Exactly reproduce all the records, keeping pictures out of the copy.
## Begin Data entries
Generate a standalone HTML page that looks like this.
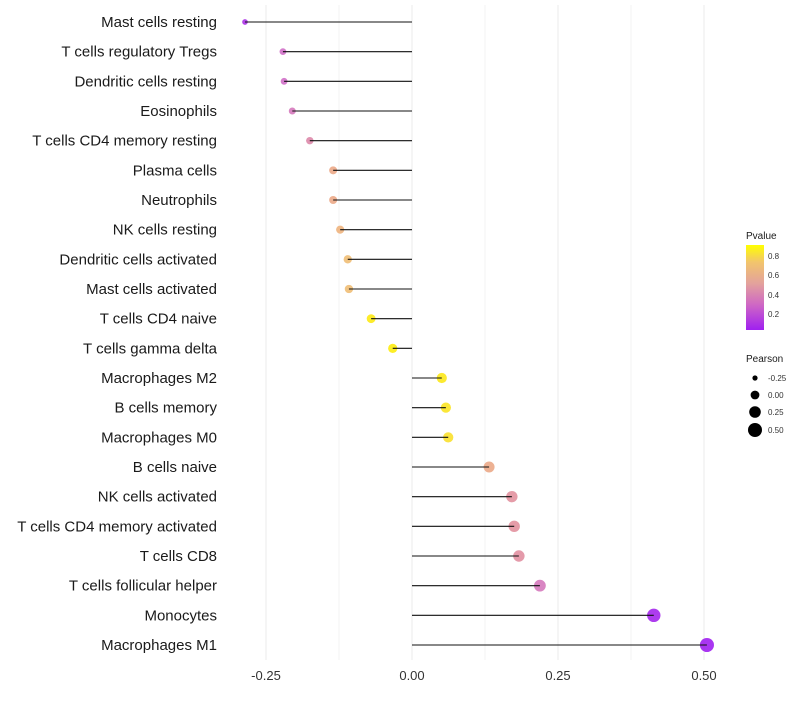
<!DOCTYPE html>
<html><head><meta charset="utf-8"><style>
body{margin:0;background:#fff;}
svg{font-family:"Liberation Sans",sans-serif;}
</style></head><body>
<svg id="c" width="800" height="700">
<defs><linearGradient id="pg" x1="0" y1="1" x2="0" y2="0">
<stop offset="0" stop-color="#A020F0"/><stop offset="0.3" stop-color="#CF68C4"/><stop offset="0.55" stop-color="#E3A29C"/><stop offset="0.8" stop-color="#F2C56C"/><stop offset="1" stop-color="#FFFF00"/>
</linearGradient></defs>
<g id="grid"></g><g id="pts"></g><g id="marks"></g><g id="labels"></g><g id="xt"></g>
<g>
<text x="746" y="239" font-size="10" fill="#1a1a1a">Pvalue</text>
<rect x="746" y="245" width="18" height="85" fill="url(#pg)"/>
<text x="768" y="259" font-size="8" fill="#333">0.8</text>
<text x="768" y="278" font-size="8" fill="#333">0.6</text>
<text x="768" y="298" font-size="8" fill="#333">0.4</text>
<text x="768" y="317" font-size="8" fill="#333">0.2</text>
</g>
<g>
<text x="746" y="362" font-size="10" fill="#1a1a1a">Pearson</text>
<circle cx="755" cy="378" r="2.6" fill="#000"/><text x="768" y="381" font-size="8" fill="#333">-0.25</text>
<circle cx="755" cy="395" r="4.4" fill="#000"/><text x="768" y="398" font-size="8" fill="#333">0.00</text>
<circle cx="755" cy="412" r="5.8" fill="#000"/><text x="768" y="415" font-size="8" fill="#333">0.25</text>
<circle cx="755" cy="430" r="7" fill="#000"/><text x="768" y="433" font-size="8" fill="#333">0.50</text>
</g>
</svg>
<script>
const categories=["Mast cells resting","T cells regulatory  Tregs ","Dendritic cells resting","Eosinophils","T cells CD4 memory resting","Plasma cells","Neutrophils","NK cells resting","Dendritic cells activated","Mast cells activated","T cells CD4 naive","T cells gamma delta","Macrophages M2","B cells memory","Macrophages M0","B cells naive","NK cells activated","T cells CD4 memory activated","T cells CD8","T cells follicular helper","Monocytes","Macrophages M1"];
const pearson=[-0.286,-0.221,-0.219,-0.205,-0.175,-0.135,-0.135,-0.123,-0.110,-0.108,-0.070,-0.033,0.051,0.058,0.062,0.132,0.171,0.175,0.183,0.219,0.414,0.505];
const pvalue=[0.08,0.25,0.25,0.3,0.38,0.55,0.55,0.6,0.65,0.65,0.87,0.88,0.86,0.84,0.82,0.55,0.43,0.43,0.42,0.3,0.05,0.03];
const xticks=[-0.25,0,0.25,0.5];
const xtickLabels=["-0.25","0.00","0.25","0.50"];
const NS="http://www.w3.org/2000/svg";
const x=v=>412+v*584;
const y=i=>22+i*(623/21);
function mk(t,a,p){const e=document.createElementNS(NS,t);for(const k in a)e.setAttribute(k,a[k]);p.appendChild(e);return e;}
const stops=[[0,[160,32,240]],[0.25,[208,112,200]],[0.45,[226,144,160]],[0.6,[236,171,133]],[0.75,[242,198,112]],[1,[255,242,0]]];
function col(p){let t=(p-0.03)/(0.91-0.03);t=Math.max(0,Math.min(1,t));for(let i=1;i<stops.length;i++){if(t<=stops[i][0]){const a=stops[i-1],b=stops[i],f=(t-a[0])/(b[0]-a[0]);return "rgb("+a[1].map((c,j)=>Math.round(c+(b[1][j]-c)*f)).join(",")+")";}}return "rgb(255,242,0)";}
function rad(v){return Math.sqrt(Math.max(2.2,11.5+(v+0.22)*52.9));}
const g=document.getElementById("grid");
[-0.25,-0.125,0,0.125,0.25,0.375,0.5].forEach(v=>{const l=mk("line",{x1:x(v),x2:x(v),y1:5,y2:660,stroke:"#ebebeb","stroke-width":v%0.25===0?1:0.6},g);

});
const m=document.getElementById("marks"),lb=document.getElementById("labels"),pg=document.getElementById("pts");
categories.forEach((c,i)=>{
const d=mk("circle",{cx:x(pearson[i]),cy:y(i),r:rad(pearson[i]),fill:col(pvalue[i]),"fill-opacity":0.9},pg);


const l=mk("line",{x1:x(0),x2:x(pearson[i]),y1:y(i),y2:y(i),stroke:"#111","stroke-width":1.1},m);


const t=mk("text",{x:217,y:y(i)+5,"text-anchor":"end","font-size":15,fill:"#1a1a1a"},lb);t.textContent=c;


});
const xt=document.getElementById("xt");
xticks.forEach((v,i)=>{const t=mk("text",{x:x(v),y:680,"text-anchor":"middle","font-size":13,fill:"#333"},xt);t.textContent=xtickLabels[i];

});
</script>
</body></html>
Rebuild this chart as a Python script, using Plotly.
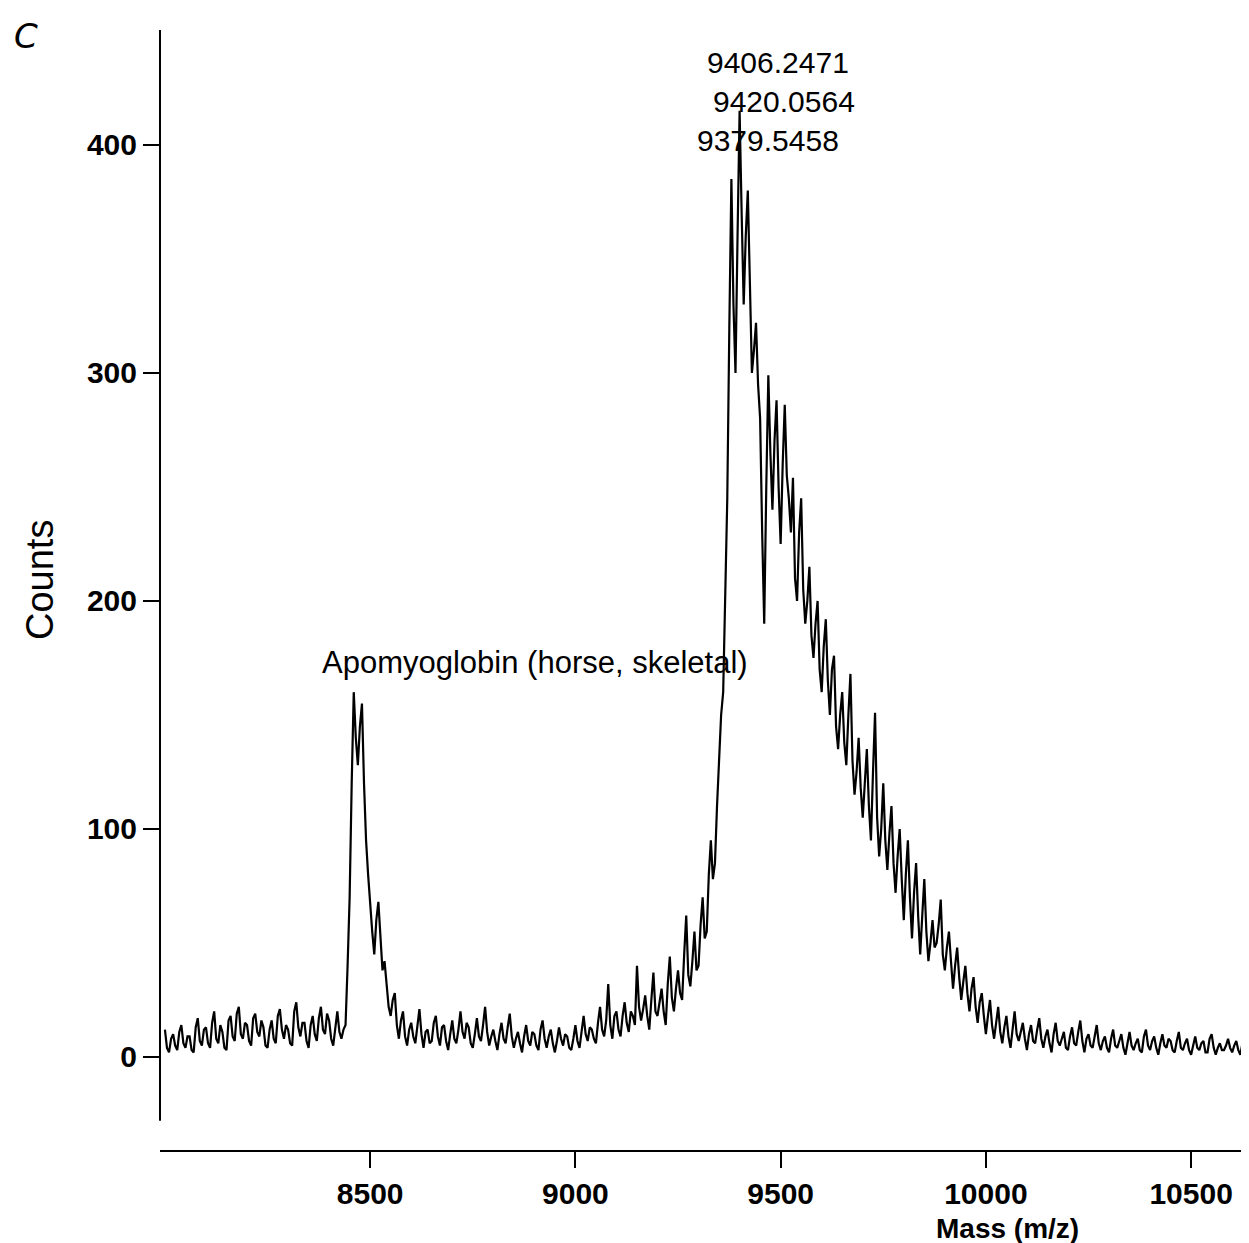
## End Data entries
### [Response below]
Generate a standalone HTML page that looks like this.
<!DOCTYPE html>
<html><head><meta charset="utf-8"><style>
body{margin:0;background:#fff;}
svg{font-family:"Liberation Sans",sans-serif;}
</style></head><body>
<svg id="c" width="800" height="700">
<defs><linearGradient id="pg" x1="0" y1="1" x2="0" y2="0">
<stop offset="0" stop-color="#A020F0"/><stop offset="0.3" stop-color="#CF68C4"/><stop offset="0.55" stop-color="#E3A29C"/><stop offset="0.8" stop-color="#F2C56C"/><stop offset="1" stop-color="#FFFF00"/>
</linearGradient></defs>
<g id="grid"></g><g id="pts"></g><g id="marks"></g><g id="labels"></g><g id="xt"></g>
<g>
<text x="746" y="239" font-size="10" fill="#1a1a1a">Pvalue</text>
<rect x="746" y="245" width="18" height="85" fill="url(#pg)"/>
<text x="768" y="259" font-size="8" fill="#333">0.8</text>
<text x="768" y="278" font-size="8" fill="#333">0.6</text>
<text x="768" y="298" font-size="8" fill="#333">0.4</text>
<text x="768" y="317" font-size="8" fill="#333">0.2</text>
</g>
<g>
<text x="746" y="362" font-size="10" fill="#1a1a1a">Pearson</text>
<circle cx="755" cy="378" r="2.6" fill="#000"/><text x="768" y="381" font-size="8" fill="#333">-0.25</text>
<circle cx="755" cy="395" r="4.4" fill="#000"/><text x="768" y="398" font-size="8" fill="#333">0.00</text>
<circle cx="755" cy="412" r="5.8" fill="#000"/><text x="768" y="415" font-size="8" fill="#333">0.25</text>
<circle cx="755" cy="430" r="7" fill="#000"/><text x="768" y="433" font-size="8" fill="#333">0.50</text>
</g>
</svg>
<script>
const categories=["Mast cells resting","T cells regulatory  Tregs ","Dendritic cells resting","Eosinophils","T cells CD4 memory resting","Plasma cells","Neutrophils","NK cells resting","Dendritic cells activated","Mast cells activated","T cells CD4 naive","T cells gamma delta","Macrophages M2","B cells memory","Macrophages M0","B cells naive","NK cells activated","T cells CD4 memory activated","T cells CD8","T cells follicular helper","Monocytes","Macrophages M1"];
const pearson=[-0.286,-0.221,-0.219,-0.205,-0.175,-0.135,-0.135,-0.123,-0.110,-0.108,-0.070,-0.033,0.051,0.058,0.062,0.132,0.171,0.175,0.183,0.219,0.414,0.505];
const pvalue=[0.08,0.25,0.25,0.3,0.38,0.55,0.55,0.6,0.65,0.65,0.87,0.88,0.86,0.84,0.82,0.55,0.43,0.43,0.42,0.3,0.05,0.03];
const xticks=[-0.25,0,0.25,0.5];
const xtickLabels=["-0.25","0.00","0.25","0.50"];
const NS="http://www.w3.org/2000/svg";
const x=v=>412+v*584;
const y=i=>22+i*(623/21);
function mk(t,a,p){const e=document.createElementNS(NS,t);for(const k in a)e.setAttribute(k,a[k]);p.appendChild(e);return e;}
const stops=[[0,[160,32,240]],[0.25,[208,112,200]],[0.45,[226,144,160]],[0.6,[236,171,133]],[0.75,[242,198,112]],[1,[255,242,0]]];
function col(p){let t=(p-0.03)/(0.91-0.03);t=Math.max(0,Math.min(1,t));for(let i=1;i<stops.length;i++){if(t<=stops[i][0]){const a=stops[i-1],b=stops[i],f=(t-a[0])/(b[0]-a[0]);return "rgb("+a[1].map((c,j)=>Math.round(c+(b[1][j]-c)*f)).join(",")+")";}}return "rgb(255,242,0)";}
function rad(v){return Math.sqrt(Math.max(2.2,11.5+(v+0.22)*52.9));}
const g=document.getElementById("grid");
[-0.25,-0.125,0,0.125,0.25,0.375,0.5].forEach(v=>{const l=mk("line",{x1:x(v),x2:x(v),y1:5,y2:660,stroke:"#ebebeb","stroke-width":v%0.25===0?1:0.6},g);

});
const m=document.getElementById("marks"),lb=document.getElementById("labels"),pg=document.getElementById("pts");
categories.forEach((c,i)=>{
const d=mk("circle",{cx:x(pearson[i]),cy:y(i),r:rad(pearson[i]),fill:col(pvalue[i]),"fill-opacity":0.9},pg);


const l=mk("line",{x1:x(0),x2:x(pearson[i]),y1:y(i),y2:y(i),stroke:"#111","stroke-width":1.1},m);


const t=mk("text",{x:217,y:y(i)+5,"text-anchor":"end","font-size":15,fill:"#1a1a1a"},lb);t.textContent=c;


});
const xt=document.getElementById("xt");
xticks.forEach((v,i)=>{const t=mk("text",{x:x(v),y:680,"text-anchor":"middle","font-size":13,fill:"#333"},xt);t.textContent=xtickLabels[i];

});
</script>
</body></html>
Rebuild this chart as a Python script, using Plotly.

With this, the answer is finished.